Step 2. Let $\{f_n\}_{n=1}^\infty\subseteq A$ be an arbitrary sequence. Then there exists a subsequence $\{f_{n_k}\}_{k=1}^\infty$ converges to some $f$ in $L^p (\Omega,\mu)$. To simplify the notation, we write $\{f_k\}_{k=1}^\infty$ instead of $\{f_{n_k}\}_{k=1}^\infty$. By Chebyshev's inequality, we obtain that $\forall \varepsilon>0$, $$\mu(\{|f_k-f| \geq \varepsilon\}) \leq \frac{\|f_k-f\|_p^p}{\varepsilon^p}\to 0 , \qquad k\to +\infty,$$ $$\mu(\{|f_{k_1}-f_{k_2}| \geq \varepsilon\}) \leq \frac{\|f_{k_1}-f_{k_2}\|_p^p}{\varepsilon^p}\to 0 , \qquad k_1, k_2\to +\infty,$$ Thus $\{f_k\}_{k=1}^\infty$ converges in measure and is a Cauchy sequence in measure.
Step 3. Let $\varepsilon>0$ be arbitrary.

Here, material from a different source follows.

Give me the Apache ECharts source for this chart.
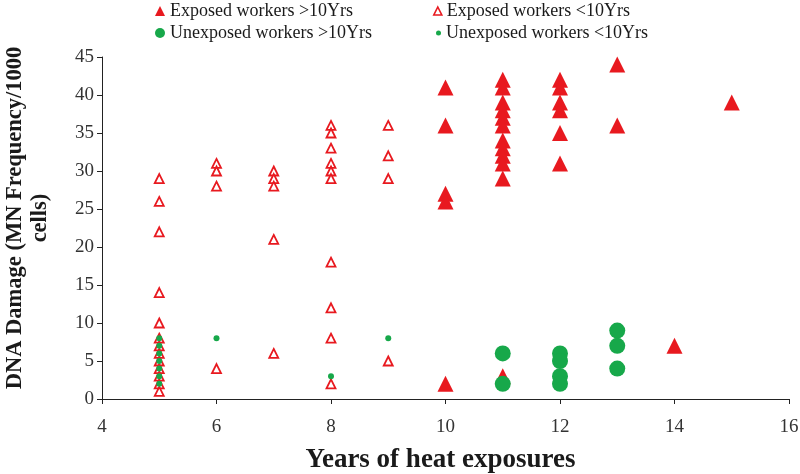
<!DOCTYPE html>
<html>
<head>
<meta charset="utf-8">
<script src="https://cdn.jsdelivr.net/npm/echarts@6/dist/echarts.min.js"></script>
<style>html,body{margin:0;padding:0;background:#fff}#c{width:800px;height:474px}</style>
</head>
<body>
<div id="c"></div>
<script>
// Series names
var nameExpGt10 = 'Exposed workers >10Yrs';
var nameExpLt10 = 'Exposed workers <10Yrs';
var nameUnexpGt10 = 'Unexposed workers >10Yrs';
var nameUnexpLt10 = 'Unexposed workers <10Yrs';

// [years, MN frequency]
var expGt10 = [[10,41],[10,36],[10,27],[10,26],[10,2],
  [11,42],[11,41],[11,39],[11,38],[11,37],[11,36],[11,34],[11,33],[11,32],[11,31],[11,29],[11,3],
  [12,42],[12,41],[12,39],[12,38],[12,35],[12,31],
  [13,44],[13,36],[14,7],[15,39]];
var expLt10 = [[5,29],[5,26],[5,22],[5,14],[5,10],[5,8],[5,7],[5,6],[5,5],[5,4],[5,3],[5,2],[5,1],
  [6,31],[6,30],[6,28],[6,4],
  [7,30],[7,29],[7,28],[7,21],[7,6],
  [8,36],[8,35],[8,33],[8,31],[8,30],[8,29],[8,18],[8,12],[8,8],[8,2],
  [9,36],[9,32],[9,29],[9,5]];
var unexpGt10 = [[11,6],[11,2],[12,6],[12,5],[12,3],[12,2],[13,9],[13,7],[13,4]];
var unexpLt10 = [[5,8],[5,7],[5,6],[5,5],[5,4],[5,3],[5,2],[6,8],[8,3],[9,8]];

var xTicks = {min:4, max:16, interval:2};
var yTicks = {min:0, max:45, interval:5};

var RED = '#e8191f', GREEN = '#17a84a';
var serif = 'Liberation Serif';
var legText = {fontFamily: serif, fontSize: 18, color: '#1a1a1a'};

function leg(name, icon, w, h, left, top, style) {
  return {data:[{name:name, icon:icon, itemStyle:style}], left:left, top:top, itemWidth:w, itemHeight:h,
    textStyle:legText, padding:0, selectedMode:false};
}

var chart = echarts.init(document.getElementById('c'), null, {renderer:'canvas'});
chart.setOption({
  animation:false,
  backgroundColor:'#fff',
  legend:[
    leg(nameExpGt10,'triangle',10,10,155,2,{color:RED}),
    leg(nameUnexpGt10,'circle',10,10,155,24,{color:GREEN}),
    leg(nameExpLt10,'triangle',8,8,433,2,{color:'#fff',borderColor:RED,borderWidth:1.6}),
    leg(nameUnexpLt10,'circle',5,5,436,24,{color:GREEN})
  ],
  grid:{left:102, right:11, top:57, bottom:75, containLabel:false, outerBoundsMode:'none'},
  xAxis:{type:'value', min:xTicks.min, max:xTicks.max, interval:xTicks.interval,
    name:'Years of heat exposures', nameLocation:'middle', nameGap:48,
    nameTextStyle:{fontFamily:serif, fontSize:27, fontWeight:'bold', color:'#1a1a1a', padding:[0,10,0,0]},
    axisLine:{lineStyle:{color:'#222', width:1}},
    axisTick:{show:true, inside:false, length:5, lineStyle:{color:'#222'}},
    axisLabel:{fontFamily:serif, fontSize:19, color:'#333', margin:19},
    splitLine:{show:false}},
  yAxis:{type:'value', min:yTicks.min, max:yTicks.max, interval:yTicks.interval,
    name:'DNA Damage (MN Frequency/1000\ncells)', nameLocation:'middle', nameGap:49, nameRotate:90,
    nameTextStyle:{fontFamily:serif, fontSize:22.5, fontWeight:'bold', color:'#1a1a1a', lineHeight:25, align:'center', padding:[0,0,0,20]},
    axisLine:{show:true, lineStyle:{color:'#222', width:1}},
    axisTick:{show:true, inside:false, length:5, lineStyle:{color:'#222'}},
    axisLabel:{fontFamily:serif, fontSize:19, color:'#333', margin:8},
    splitLine:{show:false}},
  series:[
    {name:nameExpLt10, type:'scatter', data:expLt10, symbol:'triangle', symbolSize:[9,9],
      itemStyle:{color:'#fff', borderColor:RED, borderWidth:1.8, opacity:1}},
    {name:nameUnexpLt10, type:'scatter', data:unexpLt10, symbol:'circle', symbolSize:6,
      itemStyle:{color:GREEN, opacity:1}},
    {name:nameExpGt10, type:'scatter', data:expGt10, symbol:'triangle', symbolSize:[16,16],
      itemStyle:{color:RED, opacity:1}},
    {name:nameUnexpGt10, type:'scatter', data:unexpGt10, symbol:'circle', symbolSize:16,
      itemStyle:{color:GREEN, opacity:1}}
  ]
});
</script>
</body>
</html>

Since $\{f_k\}_{k=1}^\infty$ is a Cauchy sequence in $L^p(\Omega,\mu)$, we can find some integer $N_1>0$ such that
$$\|f_{k_1}-f_{k_2}\|_{p}^p<\frac{\varepsilon}3, \qquad \forall k_1,k_2 >N_1.$$
It follows from Step 1 that there exists some $\delta >0$ such that if $E\subseteq \Omega$ and
$\mu(E)<\delta$, we have
$$\left\| \chi_E\cdot f\right\|_r = \left(\int_E |f|^r \text{d}\mu\right)^{\frac1r}<\frac12\left(\frac{2\varepsilon}3\right)^{\frac1r}, \qquad \forall f\in A.$$
Then by Step 2, there exists some integer $N_2>0$, such that
$$\mu \left( \{ |f_{k_1} -f_{k_2}| \geq 1\}\right) <\delta, \qquad \forall k_1,k_2 >N_2.$$
Take $N=\max\{N_1,N_2\}$. Thus, for $k_1,k_2>N$,
\begin{align*}
\|f_{k_1}-f_{k_2}\|_r^r &% =\int_{\Omega \cap \left\{\left|f_{k_1} -f_{k_2}\right| <1\right\}} |f_{k_1}-f_{k_2} |^r \text{d}\mu +
= \left\|\chi_{\left\{\left|f_{k_1} -f_{k_2}\right| <1\right\}}\cdot (f_{k_1}-f_{k_2})\right\|_r^r+
\left\|\chi_{\left\{\left|f_{k_1} -f_{k_2}\right| \geq 1\right\}}\cdot (f_{k_1}-f_{k_2})\right\|_r^r\\
& \leq \|f_{k_1}-f_{k_2} \|_p^p+
\left( \left\|\chi_{\left\{\left|f_{k_1} -f_{k_2}\right| \geq 1\right\}}\cdot f_{k_1}\right\|_r+
\left\|\chi_{\left\{\left|f_{k_1} -f_{k_2}\right| \geq 1\right\}}\cdot f_{k_2}\right\|_r\right)^r\\
& <\frac{\varepsilon}3+\frac{2\varepsilon}3= \varepsilon.
\end{align*}
Therefore, $\{f_k\}_{k=1}^\infty$ is a Cauchy sequence in $L^r(\Omega,\mu)$, which completes the proof.$\qquad\qquad\blacksquare$
Is my answer correct? Moreover, I wonder whether there's different way to prove it, for example, by proving that $A$ is totally bounded (i.e., for any $\varepsilon>0$, there exist finitely many $\varepsilon$-balls covering $A$)?